Il fardello del debito.
Panetta invita poi il governo a realizzare un «graduale e costante miglioramento dei conti pubblici». Il debito pubblico va posto «su una traiettoria stabilmente discendente». E «quanto più la prospettiva di riduzione del debito sarà credibile, tanto minori saranno i rendimenti che gli investitori chiederanno per detenerlo». Sono necessarie «scelte attente » soprattutto sul lato della spesa mentre un contributo dovrà derivare dal contrasto all’evasione fiscale.
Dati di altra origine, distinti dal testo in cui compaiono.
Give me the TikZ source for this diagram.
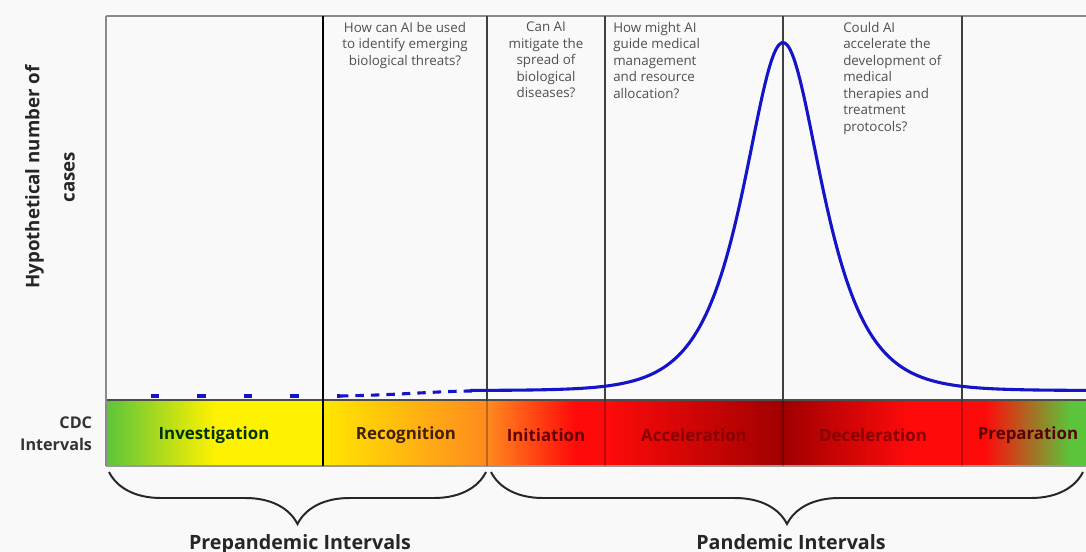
\documentclass[tikz,border=0pt]{standalone}
\usepackage{fontspec}
\setmainfont{Open Sans}
\usetikzlibrary{decorations.pathreplacing}
\definecolor{paper}{HTML}{F9F9F9}
\definecolor{cgreen}{HTML}{5CC43A}
\definecolor{cyellow}{HTML}{FFF200}
\definecolor{corange}{HTML}{FF8A1E}
\definecolor{cred}{HTML}{FF0A0A}
\definecolor{cdark}{HTML}{A00000}
\definecolor{cblue}{HTML}{1414C8}
\definecolor{qgray}{HTML}{505050}
\definecolor{bordergray}{HTML}{8A8A8A}
\tikzset{qtext/.style = {font=\fontsize{9.5}{11.7}\selectfont, text=qgray, inner sep=0}}
\tikzset{bartext/.style = {font=\fontsize{12}{14}\selectfont\bfseries, inner sep=0}}
\tikzset{divider/.style = {line width=1.4pt, draw=black!75}}
\tikzset{curve/.style = {line width=2.2pt, draw=cblue}}
\tikzset{brc/.style = {decorate, decoration={brace, mirror, amplitude=1.3cm},
                       line width=1.4pt, draw=black!85}}
\tikzset{intlabel/.style = {anchor=base, text=black!85, font=\fontsize{14}{16}\selectfont\bfseries}}

\begin{document}
\begin{tikzpicture}[x=0.025cm, y=-0.025cm]
      \useasboundingbox [fill=paper] (0, 0) rectangle (1086, 552);

      \shade [left color=cgreen, right color=cyellow] (106, 400) rectangle (215, 466);
      \fill [cyellow] (215, 400) rectangle (323, 466);
      \shade [left color=cyellow!90!orange, right color=corange] (323, 400) rectangle (487, 466);
      \shade [left color=corange, right color=cred] (487, 400) rectangle (575, 466);
      \fill [cred] (575, 400) rectangle (605, 466);
      \shade [left color=cred, right color=cdark] (605, 400) rectangle (783, 466);
      \shade [left color=cdark, right color=cred] (783, 400) rectangle (910, 466);
      \fill [cred] (910, 400) rectangle (985, 466);
      \shade [left color=cred, right color=cgreen] (985, 400) rectangle (1070, 466);
      \fill [cgreen] (1070, 400) rectangle (1086, 466);

      \draw [black!70, line width=0.8pt] (106, 400) -- (1086, 400);
      \draw [black!40, line width=0.8pt] (106, 466) -- (1086, 466);
      \draw [bordergray, line width=1.5pt] (106, 16) -- (1086, 16);
      \draw [bordergray, line width=1.5pt] (106, 16) -- (106, 466);

      \draw [divider, draw=black] (323, 16) -- (323, 466);
      \draw [divider] (487, 16) -- (487, 400);
      \draw [divider] (605, 16) -- (605, 400);
      \draw [divider] (783, 16) -- (783, 400);
      \draw [divider] (962, 16) -- (962, 400);
      \draw [black, opacity=0.25, line width=0.8pt] (487, 400) -- (487, 466);
      \draw [black, opacity=0.25, line width=0.8pt] (605, 400) -- (605, 466);
      \draw [black, opacity=0.25, line width=0.8pt] (783, 400) -- (783, 466);
      \draw [black, opacity=0.25, line width=0.8pt] (962, 400) -- (962, 466);

      \draw [curve, dash pattern=on 6pt off 27pt] (151, 396) -- (340, 396);
      \draw [curve, dash pattern=on 6pt off 5pt] (340, 396) .. controls (400, 395) and (440, 391) .. (472, 391);
      \draw [curve] plot [domain=470:1086, samples=240, smooth] (\x, {390.5 - 348/cosh((\x-783)/35)});

      \node [qtext, anchor=north, align=center] (qthreat) at (405, 22) {How can AI be used\\to identify emerging\\biological threats?};
      \node [qtext, anchor=north, align=center] (qspread) at (546, 22) {Can AI\\mitigate the\\spread of\\biological\\diseases?};
      \node [qtext, anchor=north west, align=left] (qmanage) at (613, 22) {How might AI\\guide medical\\management\\and resource\\allocation?};
      \node [qtext, anchor=north west, align=left] (qtherapy) at (843, 22) {Could AI\\accelerate the\\development of\\medical\\therapies and\\treatment\\protocols?};

      \node [rotate=90, align=center, text=black!85, font=\fontsize{13.3}{25}\selectfont\bfseries] (ylabel) at (50, 177) {Hypothetical number of\\cases};
      \node [anchor=east, align=right, text=black!80, font=\fontsize{11.5}{15.5}\selectfont\bfseries] (cdc) at (97, 434) {CDC\\Intervals};

      \node [bartext, text=black!80!green] (investigation) at (214, 435) {Investigation};
      \node [bartext, text=black!75!orange] (recognition) at (406, 435) {Recognition};
      \node [bartext, text=black!60!red] (initiation) at (546, 435) {Initiation};
      \node [bartext, text=cdark!85!black] (acceleration) at (694, 435) {Acceleration};
      \node [bartext, text=cdark!85!black] (deceleration) at (873, 435) {Deceleration};
      \node [bartext, text=black!65!red] (preparation) at (1028, 435) {Preparation};

      \coordinate (preL) at (109, 472);
      \coordinate (preR) at (486, 472);
      \coordinate (panL) at (491, 472);
      \coordinate (panR) at (1083, 472);
      \draw [brc] (preL) -- (preR);
      \draw [brc] (panL) -- (panR);

      \node [intlabel] (prelabel) at (300, 549) {Prepandemic Intervals};
      \node [intlabel] (panlabel) at (791, 549) {Pandemic Intervals};
\end{tikzpicture}
\end{document}
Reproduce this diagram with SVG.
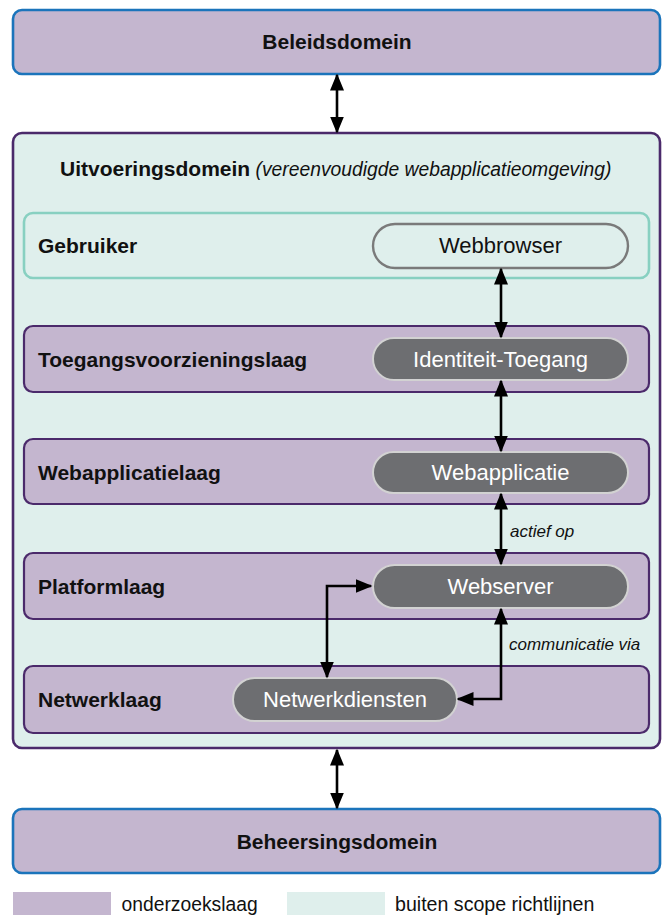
<svg xmlns="http://www.w3.org/2000/svg" width="664" height="915" viewBox="0 0 664 915">
<style>
text{font-family:"Liberation Sans",Arial,sans-serif;fill:#111}
.b{font-weight:bold;font-size:21px}
.pt{font-size:22px;fill:#fff;text-anchor:middle}
.it{font-style:italic}
.dom{fill:#c4b6cf;stroke:#1b74bb;stroke-width:2.6}
.uit{fill:#dfefec;stroke:#4b2a6b;stroke-width:2.6}
.lay{fill:#c4b6cf;stroke:#4b2a6b;stroke-width:2.2}
.geb{fill:#dfefec;stroke:#88d0c1;stroke-width:2.6}
.pill{fill:#6d6e71;stroke:#d2d2d2;stroke-width:2}
.wpill{fill:#dfefec;stroke:#7a7a7a;stroke-width:2.4}
.con path{fill:none;stroke:#000;stroke-width:2.6;marker-start:url(#ah);marker-end:url(#ah)}
</style>
<defs>
<marker id="ah" markerUnits="userSpaceOnUse" markerWidth="17" markerHeight="14" viewBox="0 0 17 14" refX="15.5" refY="7" orient="auto-start-reverse">
<path d="M0,0 L17,7 L0,14 z" fill="#000"/>
</marker>
</defs>

<g id="beleidsdomein">
<rect class="dom" x="13" y="10" width="647" height="64" rx="9"/>
<text class="b" x="337" y="49" text-anchor="middle">Beleidsdomein</text>
</g>

<g id="uitvoeringsdomein">
<rect class="uit" x="13" y="133" width="647" height="615" rx="9"/>
<text x="60" y="176"><tspan class="b">Uitvoeringsdomein</tspan><tspan class="it" font-size="19.3px"> (vereenvoudigde webapplicatieomgeving)</tspan></text>
</g>

<g id="gebruiker">
<rect class="geb" x="24" y="213" width="625" height="65" rx="9"/>
<text class="b" x="38" y="253">Gebruiker</text>
</g>
<g id="webbrowser">
<rect class="wpill" x="373" y="224" width="255" height="44" rx="22"/>
<text class="pt" x="500.5" y="253" style="fill:#111">Webbrowser</text>
</g>

<g id="toegangsvoorzieningslaag">
<rect class="lay" x="24" y="326" width="625" height="66" rx="9"/>
<text class="b" x="38" y="366.5">Toegangsvoorzieningslaag</text>
</g>
<g id="identiteit-toegang">
<rect class="pill" x="373" y="338" width="255" height="42" rx="21"/>
<text class="pt" x="500.5" y="366.5">Identiteit-Toegang</text>
</g>

<g id="webapplicatielaag">
<rect class="lay" x="24" y="439" width="625" height="65" rx="9"/>
<text class="b" x="38" y="480">Webapplicatielaag</text>
</g>
<g id="webapplicatie">
<rect class="pill" x="373" y="452" width="255" height="41" rx="20.5"/>
<text class="pt" x="500.5" y="480">Webapplicatie</text>
</g>

<g id="platformlaag">
<rect class="lay" x="24" y="553" width="625" height="66" rx="9"/>
<text class="b" x="38" y="593.5">Platformlaag</text>
</g>
<g id="webserver">
<rect class="pill" x="373" y="565" width="255" height="43" rx="21.5"/>
<text class="pt" x="500.5" y="594">Webserver</text>
</g>

<g id="netwerklaag">
<rect class="lay" x="24" y="666" width="625" height="67" rx="9"/>
<text class="b" x="38" y="707">Netwerklaag</text>
</g>
<g id="netwerkdiensten">
<rect class="pill" x="233" y="678" width="224" height="43" rx="21.5"/>
<text class="pt" x="345" y="707">Netwerkdiensten</text>
</g>

<g id="beheersingsdomein">
<rect class="dom" x="13" y="809" width="647" height="64" rx="9"/>
<text class="b" x="337" y="848.5" text-anchor="middle">Beheersingsdomein</text>
</g>

<g id="connectors" class="con">
<path d="M337,75 V132"/>
<path d="M501,269 V337"/>
<path d="M501,381 V451"/>
<path d="M501,494 V564"/>
<path d="M501,609 V699 H458"/>
<path d="M371,586 H327 V677"/>
<path d="M337,750 V808"/>
<text class="it" x="510" y="537" font-size="17px">actief op</text>
<text class="it" x="509" y="650" font-size="17px">communicatie via</text>
</g>

<g id="legend">
<rect x="13" y="892" width="98" height="23" fill="#c4b6cf"/>
<text x="121.5" y="911" font-size="19.3px">onderzoekslaag</text>
<rect x="287" y="892" width="98" height="23" fill="#dfefec"/>
<text x="395" y="911" font-size="19.6px">buiten scope richtlijnen</text>
</g>
</svg>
Decisiva anche una piena attuazione delle riforme e degli investimenti previsti del Pnrr che «oltre a innalzare il prodotto di oltre di 2 punti percentuali nel breve termine, avrebbe effetti duraturi sulla crescita dovuti a incrementi di produttività stimabili tra 3 e 6 punti percentuali in un decennio». Non desta preoccupazioni, infime, lo s tato di salute del sistema bancario italiano che è «solido e ben capitalizzato», anche se occorre restare vigili.